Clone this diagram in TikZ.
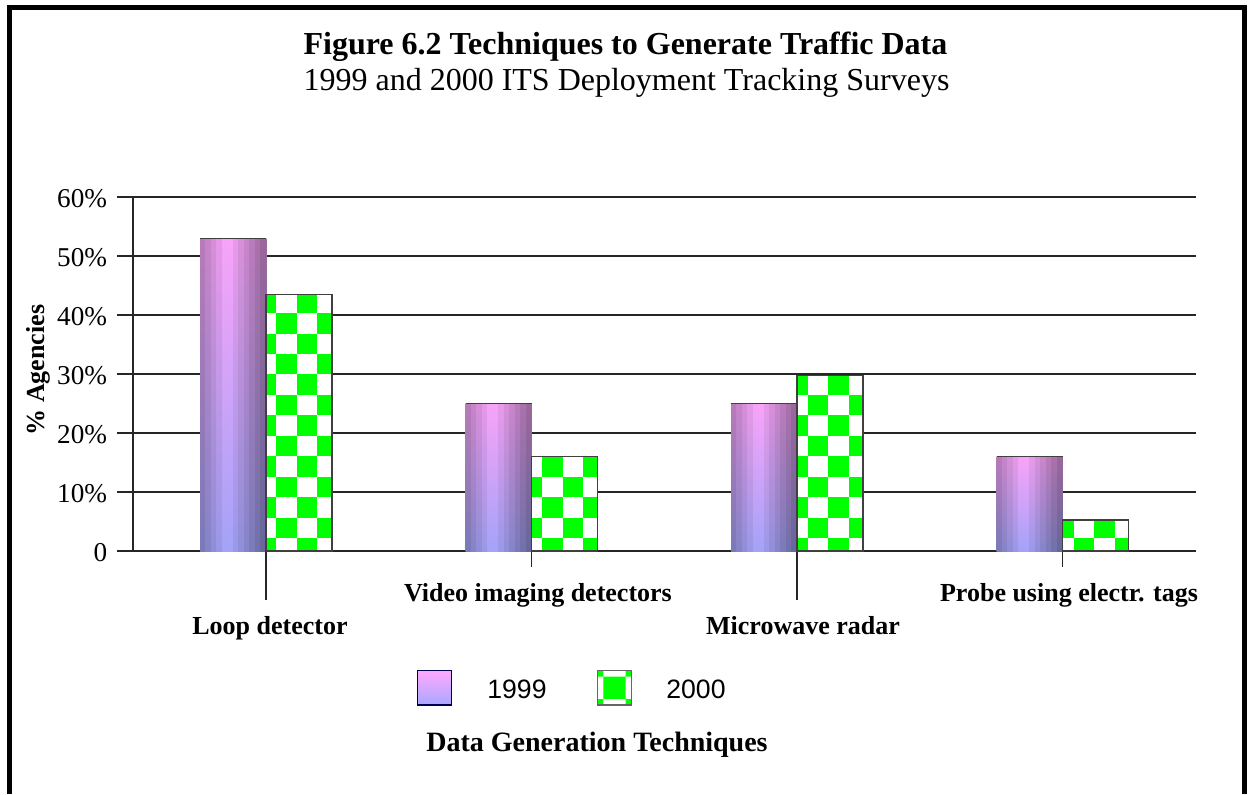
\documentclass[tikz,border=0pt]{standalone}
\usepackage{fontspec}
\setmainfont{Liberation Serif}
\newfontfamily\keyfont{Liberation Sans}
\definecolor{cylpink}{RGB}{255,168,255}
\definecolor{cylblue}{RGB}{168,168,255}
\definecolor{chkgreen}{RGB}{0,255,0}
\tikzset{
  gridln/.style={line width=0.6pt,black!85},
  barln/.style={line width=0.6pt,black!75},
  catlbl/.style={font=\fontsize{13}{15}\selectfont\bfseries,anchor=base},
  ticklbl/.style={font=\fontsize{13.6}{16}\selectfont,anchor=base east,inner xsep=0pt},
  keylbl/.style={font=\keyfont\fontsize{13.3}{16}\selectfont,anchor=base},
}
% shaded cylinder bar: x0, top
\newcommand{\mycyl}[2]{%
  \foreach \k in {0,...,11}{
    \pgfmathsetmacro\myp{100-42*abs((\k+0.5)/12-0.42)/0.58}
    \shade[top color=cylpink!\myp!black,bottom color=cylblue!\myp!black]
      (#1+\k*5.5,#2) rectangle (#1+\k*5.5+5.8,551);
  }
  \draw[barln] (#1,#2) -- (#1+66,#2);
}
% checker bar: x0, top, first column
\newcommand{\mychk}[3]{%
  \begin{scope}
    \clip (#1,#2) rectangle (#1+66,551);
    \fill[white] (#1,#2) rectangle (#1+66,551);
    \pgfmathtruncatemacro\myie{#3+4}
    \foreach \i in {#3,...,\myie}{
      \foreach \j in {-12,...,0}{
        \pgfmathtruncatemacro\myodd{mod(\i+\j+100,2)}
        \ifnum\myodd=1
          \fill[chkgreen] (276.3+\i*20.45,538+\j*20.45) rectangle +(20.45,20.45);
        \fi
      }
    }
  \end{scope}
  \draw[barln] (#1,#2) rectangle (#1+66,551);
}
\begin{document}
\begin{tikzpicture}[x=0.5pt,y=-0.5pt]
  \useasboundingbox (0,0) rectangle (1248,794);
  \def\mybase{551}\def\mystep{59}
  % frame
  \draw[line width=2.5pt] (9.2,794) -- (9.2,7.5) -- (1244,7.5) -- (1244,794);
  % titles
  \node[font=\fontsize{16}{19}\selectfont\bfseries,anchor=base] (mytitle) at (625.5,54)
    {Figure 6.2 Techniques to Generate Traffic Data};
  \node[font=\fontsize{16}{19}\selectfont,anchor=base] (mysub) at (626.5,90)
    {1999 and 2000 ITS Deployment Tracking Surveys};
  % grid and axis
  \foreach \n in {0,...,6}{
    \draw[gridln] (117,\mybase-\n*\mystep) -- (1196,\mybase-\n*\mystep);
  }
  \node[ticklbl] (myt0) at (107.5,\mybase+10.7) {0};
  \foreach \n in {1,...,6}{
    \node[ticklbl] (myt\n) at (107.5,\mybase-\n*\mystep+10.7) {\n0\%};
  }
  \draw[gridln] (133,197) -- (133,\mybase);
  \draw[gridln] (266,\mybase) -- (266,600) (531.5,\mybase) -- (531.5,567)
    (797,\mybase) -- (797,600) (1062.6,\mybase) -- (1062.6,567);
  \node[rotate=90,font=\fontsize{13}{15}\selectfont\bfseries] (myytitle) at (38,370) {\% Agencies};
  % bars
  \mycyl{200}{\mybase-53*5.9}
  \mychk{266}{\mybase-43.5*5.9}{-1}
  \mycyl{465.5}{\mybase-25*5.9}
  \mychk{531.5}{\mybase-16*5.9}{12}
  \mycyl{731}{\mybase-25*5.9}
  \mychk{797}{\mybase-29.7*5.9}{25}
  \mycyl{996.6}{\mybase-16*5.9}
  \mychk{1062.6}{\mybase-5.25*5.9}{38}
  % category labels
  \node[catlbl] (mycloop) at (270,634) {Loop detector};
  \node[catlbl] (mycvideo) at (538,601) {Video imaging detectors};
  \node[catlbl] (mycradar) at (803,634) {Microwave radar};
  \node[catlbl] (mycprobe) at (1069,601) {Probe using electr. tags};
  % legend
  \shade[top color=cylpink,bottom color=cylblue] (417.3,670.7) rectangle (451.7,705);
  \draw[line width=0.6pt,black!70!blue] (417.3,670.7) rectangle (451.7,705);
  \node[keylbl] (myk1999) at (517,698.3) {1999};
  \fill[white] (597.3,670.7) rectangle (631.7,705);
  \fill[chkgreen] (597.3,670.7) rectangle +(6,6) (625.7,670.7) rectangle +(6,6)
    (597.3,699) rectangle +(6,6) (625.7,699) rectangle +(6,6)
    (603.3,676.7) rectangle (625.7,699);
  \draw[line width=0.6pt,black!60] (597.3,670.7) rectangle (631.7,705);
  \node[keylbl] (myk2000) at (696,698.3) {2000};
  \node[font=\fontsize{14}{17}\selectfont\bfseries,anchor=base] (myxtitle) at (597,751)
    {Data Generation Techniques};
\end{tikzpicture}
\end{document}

============

§ **SET TASK**
With the pictures left out, transcribe the material exactly.

§ **WRITTEN SOLUTION**
Clone this diagram in TikZ.
\documentclass[tikz,border=0pt]{standalone}
\usepackage{fontspec}
\setmainfont{Liberation Serif}
\newfontfamily\keyfont{Liberation Sans}
\definecolor{cylpink}{RGB}{255,168,255}
\definecolor{cylblue}{RGB}{168,168,255}
\definecolor{chkgreen}{RGB}{0,255,0}
\tikzset{
  gridln/.style={line width=0.6pt,black!85},
  barln/.style={line width=0.6pt,black!75},
  catlbl/.style={font=\fontsize{13}{15}\selectfont\bfseries,anchor=base},
  ticklbl/.style={font=\fontsize{13.6}{16}\selectfont,anchor=base east,inner xsep=0pt},
  keylbl/.style={font=\keyfont\fontsize{13.3}{16}\selectfont,anchor=base},
}
% shaded cylinder bar: x0, top
\newcommand{\mycyl}[2]{%
  \foreach \k in {0,...,11}{
    \pgfmathsetmacro\myp{100-42*abs((\k+0.5)/12-0.42)/0.58}
    \shade[top color=cylpink!\myp!black,bottom color=cylblue!\myp!black]
      (#1+\k*5.5,#2) rectangle (#1+\k*5.5+5.8,551);
  }
  \draw[barln] (#1,#2) -- (#1+66,#2);
}
% checker bar: x0, top, first column
\newcommand{\mychk}[3]{%
  \begin{scope}
    \clip (#1,#2) rectangle (#1+66,551);
    \fill[white] (#1,#2) rectangle (#1+66,551);
    \pgfmathtruncatemacro\myie{#3+4}
    \foreach \i in {#3,...,\myie}{
      \foreach \j in {-12,...,0}{
        \pgfmathtruncatemacro\myodd{mod(\i+\j+100,2)}
        \ifnum\myodd=1
          \fill[chkgreen] (276.3+\i*20.45,538+\j*20.45) rectangle +(20.45,20.45);
        \fi
      }
    }
  \end{scope}
  \draw[barln] (#1,#2) rectangle (#1+66,551);
}
\begin{document}
\begin{tikzpicture}[x=0.5pt,y=-0.5pt]
  \useasboundingbox (0,0) rectangle (1248,794);
  \def\mybase{551}\def\mystep{59}
  % frame
  \draw[line width=2.5pt] (9.2,794) -- (9.2,7.5) -- (1244,7.5) -- (1244,794);
  % titles
  \node[font=\fontsize{16}{19}\selectfont\bfseries,anchor=base] (mytitle) at (625.5,54)
    {Figure 6.2 Techniques to Generate Traffic Data};
  \node[font=\fontsize{16}{19}\selectfont,anchor=base] (mysub) at (626.5,90)
    {1999 and 2000 ITS Deployment Tracking Surveys};
  % grid and axis
  \foreach \n in {0,...,6}{
    \draw[gridln] (117,\mybase-\n*\mystep) -- (1196,\mybase-\n*\mystep);
  }
  \node[ticklbl] (myt0) at (107.5,\mybase+10.7) {0};
  \foreach \n in {1,...,6}{
    \node[ticklbl] (myt\n) at (107.5,\mybase-\n*\mystep+10.7) {\n0\%};
  }
  \draw[gridln] (133,197) -- (133,\mybase);
  \draw[gridln] (266,\mybase) -- (266,600) (531.5,\mybase) -- (531.5,567)
    (797,\mybase) -- (797,600) (1062.6,\mybase) -- (1062.6,567);
  \node[rotate=90,font=\fontsize{13}{15}\selectfont\bfseries] (myytitle) at (38,370) {\% Agencies};
  % bars
  \mycyl{200}{\mybase-53*5.9}
  \mychk{266}{\mybase-43.5*5.9}{-1}
  \mycyl{465.5}{\mybase-25*5.9}
  \mychk{531.5}{\mybase-16*5.9}{12}
  \mycyl{731}{\mybase-25*5.9}
  \mychk{797}{\mybase-29.7*5.9}{25}
  \mycyl{996.6}{\mybase-16*5.9}
  \mychk{1062.6}{\mybase-5.25*5.9}{38}
  % category labels
  \node[catlbl] (mycloop) at (270,634) {Loop detector};
  \node[catlbl] (mycvideo) at (538,601) {Video imaging detectors};
  \node[catlbl] (mycradar) at (803,634) {Microwave radar};
  \node[catlbl] (mycprobe) at (1069,601) {Probe using electr. tags};
  % legend
  \shade[top color=cylpink,bottom color=cylblue] (417.3,670.7) rectangle (451.7,705);
  \draw[line width=0.6pt,black!70!blue] (417.3,670.7) rectangle (451.7,705);
  \node[keylbl] (myk1999) at (517,698.3) {1999};
  \fill[white] (597.3,670.7) rectangle (631.7,705);
  \fill[chkgreen] (597.3,670.7) rectangle +(6,6) (625.7,670.7) rectangle +(6,6)
    (597.3,699) rectangle +(6,6) (625.7,699) rectangle +(6,6)
    (603.3,676.7) rectangle (625.7,699);
  \draw[line width=0.6pt,black!60] (597.3,670.7) rectangle (631.7,705);
  \node[keylbl] (myk2000) at (696,698.3) {2000};
  \node[font=\fontsize{14}{17}\selectfont\bfseries,anchor=base] (myxtitle) at (597,751)
    {Data Generation Techniques};
\end{tikzpicture}
\end{document}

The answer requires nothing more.